Storm Dennis could be worse than Ciara, an expert has warned, as Britain braces for a “perfect storm” of heavy rain, strong winds and melting snow.
The new named weather front is set to batter large swathes of Britain this weekend, with 70mph winds and up to 140mm (5.5inches) of rain in some areas.
On Saturday and Sunday, there are 8 different warnings in place across the UK.
The Environment Agency (EA) said the flood impact from the storm is likely to be worse than last weekend’s Storm Ciara due to rain falling on already saturated ground.
Storm Ciara, which hit the UK on Sunday, left 800 properties flooded in England alone, according to the EA.
John Curtin, the agency’s executive director of flood and coastal risk management, said Cumbria, Lancashire and Yorkshire were the areas he was now most “concerned” about.
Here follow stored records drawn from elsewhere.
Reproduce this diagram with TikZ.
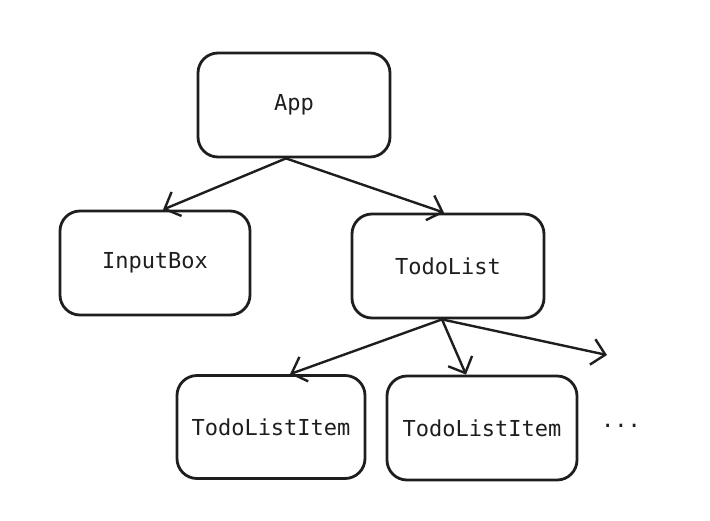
\documentclass[tikz,border=0pt]{standalone}
\usepackage{fontspec}
\setmainfont{DejaVu Sans Mono}
\usetikzlibrary{arrows.meta,positioning}
\definecolor{ink}{HTML}{1E1E1E}

\begin{document}
\begin{tikzpicture}[x=1pt,y=-1pt, color=ink,
    comp/.style = {draw, line width=2.8pt, rounded corners=20pt,
                   inner sep=0pt, font=\fontsize{22}{26}\selectfont},
    link/.style = {line width=2.4pt, line cap=round,
                   -{Straight Barb[length=13pt,width=26pt,line width=2.4pt]}}]
  \useasboundingbox (0,0) rectangle (710,520);
  % components
  \node [comp, minimum width=192pt, minimum height=104pt] (app) at (294,105) {App};
  \node [comp, minimum width=190pt, minimum height=104pt] (input) at (155,263) {InputBox};
  \node [comp, minimum width=192pt, minimum height=104pt] (list) at (448,266) {TodoList};
  \node [comp, minimum width=188pt, minimum height=103pt] (item1) at (271,427) {TodoListItem};
  \node [comp, minimum width=190pt, minimum height=104pt] (item2) at (482,428) {TodoListItem};
  \node [font=\fontsize{22}{26}\selectfont] (more) at (621,426) {...};
  \coordinate (free) at (607,355);
  % edges
  \draw [link] (app.south) ++(-8,0) coordinate (appout) -- (input.north -| 163,0);
  \draw [link] (appout) -- (list.north -| 444,0);
  \draw [link] (list.south) ++(-6,0) coordinate (listout) -- (item1.north -| 290,0);
  \draw [link] (listout) -- (item2.north -| 466,0);
  \draw [link] (listout) -- (free);
\end{tikzpicture}
\end{document}
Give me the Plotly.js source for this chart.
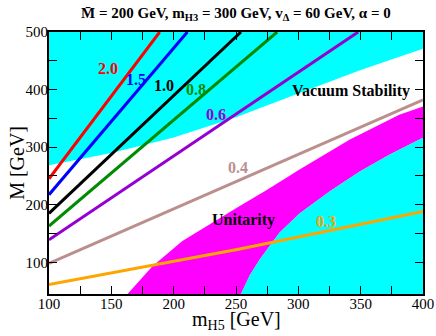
<!DOCTYPE html>
<html>
<head>
<meta charset="utf-8">
<script src="https://cdn.plot.ly/plotly-3.0.1.min.js"></script>
<style>html,body{margin:0;padding:0;background:#fff;}#chart{width:436px;height:336px;}</style>
</head>
<body>
<div id="chart"></div>
<script>
// Axis ranges
const xRange = [100, 400];
const yRange = [45, 500];
const xTicks = [100, 125, 150, 175, 200, 225, 250, 275, 300, 325, 350, 375, 400];
const xTickText = ["100", " ", "150", " ", "200", " ", "250", " ", "300", " ", "350", " ", "400"];
const yTicks = [100, 150, 200, 250, 300, 350, 400, 450, 500];
const yTickText = ["100", " ", "200", " ", "300", " ", "400", " ", "500"];

// Contour lines (label, m_H5 values, M values)
const labels = ["2.0", "1.5", "1.0", "0.8", "0.6", "0.4", "0.3"];
const line_m = [
  [100, 188.8],
  [100, 211],
  [100, 254],
  [100, 283],
  [100, 348],
  [100, 400],
  [100, 253, 400]
];
const line_M = [
  [245, 500],
  [217.5, 500],
  [185, 500],
  [163, 500],
  [139, 500],
  [98, 382],
  [61.5, 123, 188.5]
];
// Label positions (m_H5, M)
const label_m = [147, 170, 192, 218, 234, 252, 322];
const label_M = [436, 418, 407, 400, 356, 264, 171];

// Vacuum stability boundary (cyan above)
const vac_m = [100, 150, 200, 250, 300, 350, 400];
const vac_M = [268.5, 290, 317, 352, 393, 434, 471];

// Unitarity band: upper (white side) and lower (cyan side) boundaries
const uniUp_m = [163, 183, 207, 230, 253, 275, 301, 341, 381, 400];
const uniUp_M = [45, 93, 137, 168, 198, 226, 261, 313, 356.5, 370.5];
const uniLo_m = [254, 261, 269, 285, 301, 325, 349, 373, 400];
const uniLo_M = [45, 77, 105, 152, 185, 223, 257.5, 287, 316.5];

const colors = ["#ff0000", "#0000ff", "#000000", "#008b00", "#9400d3", "#bc8f8f", "#ffa500"];
const CYAN = "#00ffff", MAGENTA = "#ff00ff";

const traces = [];
// Upper cyan region
traces.push({
  x: vac_m.concat([xRange[1], xRange[0]]),
  y: vac_M.concat([yRange[1], yRange[1]]),
  mode: "lines", fill: "toself", fillcolor: CYAN, line: {width: 0, color: CYAN},
  hoverinfo: "skip", showlegend: false
});
// Magenta band
traces.push({
  x: uniUp_m.concat(uniLo_m.slice().reverse()),
  y: uniUp_M.concat(uniLo_M.slice().reverse()),
  mode: "lines", fill: "toself", fillcolor: MAGENTA, line: {width: 0, color: MAGENTA},
  hoverinfo: "skip", showlegend: false
});
// Lower-right cyan region
traces.push({
  x: uniLo_m.concat([xRange[1]]),
  y: uniLo_M.concat([yRange[0]]),
  mode: "lines", fill: "toself", fillcolor: CYAN, line: {width: 0, color: CYAN},
  hoverinfo: "skip", showlegend: false
});
// Contour lines
for (let i = 0; i < labels.length; i++) {
  traces.push({
    x: line_m[i], y: line_M[i], mode: "lines",
    line: {color: colors[i], width: 3}, hoverinfo: "skip", showlegend: false
  });
}

const font = "Liberation Serif";
const annotations = labels.map((t, i) => ({
  x: label_m[i], y: label_M[i], text: "<b>" + t + "</b>", showarrow: false,
  font: {family: font, size: 16, color: colors[i]}
}));
annotations.push({x: 342.5, y: 397, text: "<b>Vacuum Stability</b>", showarrow: false,
  font: {family: font, size: 16, color: "#000"}});
annotations.push({x: 256, y: 173, text: "<b>Unitarity</b>", showarrow: false,
  font: {family: font, size: 16, color: "#000"}});
// Axis titles
annotations.push({xref: "paper", yref: "paper", x: 0.5, y: -0.046, xanchor: "center", yanchor: "top",
  text: "m<sub>H5</sub> [GeV]", showarrow: false, font: {family: font, size: 20, color: "#000"}});
annotations.push({xref: "paper", yref: "paper", x: -0.086, y: 0.5, xanchor: "center", yanchor: "middle",
  textangle: -90, text: "M [GeV]", showarrow: false, font: {family: font, size: 20, color: "#000"}});

const axisCommon = {
  showgrid: false, zeroline: false, showline: true, linecolor: "#000", linewidth: 2,
  mirror: "allticks", ticks: "inside", ticklen: 8, tickwidth: 1, tickcolor: "#000",
  tickfont: {family: font, size: 15, color: "#000"}, tickmode: "array", automargin: false
};

const layout = {
  width: 436, height: 336,
  margin: {l: 49, r: 13, t: 32, b: 41.5},
  paper_bgcolor: "#fff", plot_bgcolor: "#fff",
  title: {text: "<b>M\u0304 = 200 GeV, m<sub>H3</sub> = 300 GeV, v<sub>\u0394</sub> = 60 GeV, \u03b1 = 0</b>",
    font: {family: font, size: 15, color: "#000"}, x: 0.541, xanchor: "center", y: 0.962, yanchor: "middle"},
  xaxis: Object.assign({}, axisCommon, {range: xRange, tickvals: xTicks, ticktext: xTickText,
    ticklabelstandoff: -5}),
  yaxis: Object.assign({}, axisCommon, {range: yRange, tickvals: yTicks, ticktext: yTickText,
    ticklabelstandoff: -4}),
  annotations: annotations
};

Plotly.newPlot("chart", traces, layout, {displayModeBar: false, staticPlot: true});
</script>
</body>
</html>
“This one [storm] could be a step up from what we have seen before,” Mr Curtin said.
“We had a big storm last weekend, [we now have] saturated catchments, snowmelt and rainfall – so it is a perfect storm.”
He said the snow which fell in parts of England following Storm Ciara is likely to melt as the rain arrives on Saturday.
Meanwhile Paul Davies, principal meteorologist at the Met Office, said much of the UK can expect between 20mm to 40mm of rain over the weekend, increasing to 50mm to 80mm in some areas.
Mr Davies said up to 140mm would not be “impossible” over the high ground of Wales and Scotland.
The “main areas of concern” on Saturday are north and south west England, and Wales, followed by south east England on Sunday.
As of 2.30pm there were 12 flood warnings, meaning that flooding is “expected”, and 97 flood alerts, meaning that flooding is possible, in place across the country.
Mr Davies said: “With Ciara the rain was heavy, but swept through. The concern with Dennis is the longevity of the rainfall.”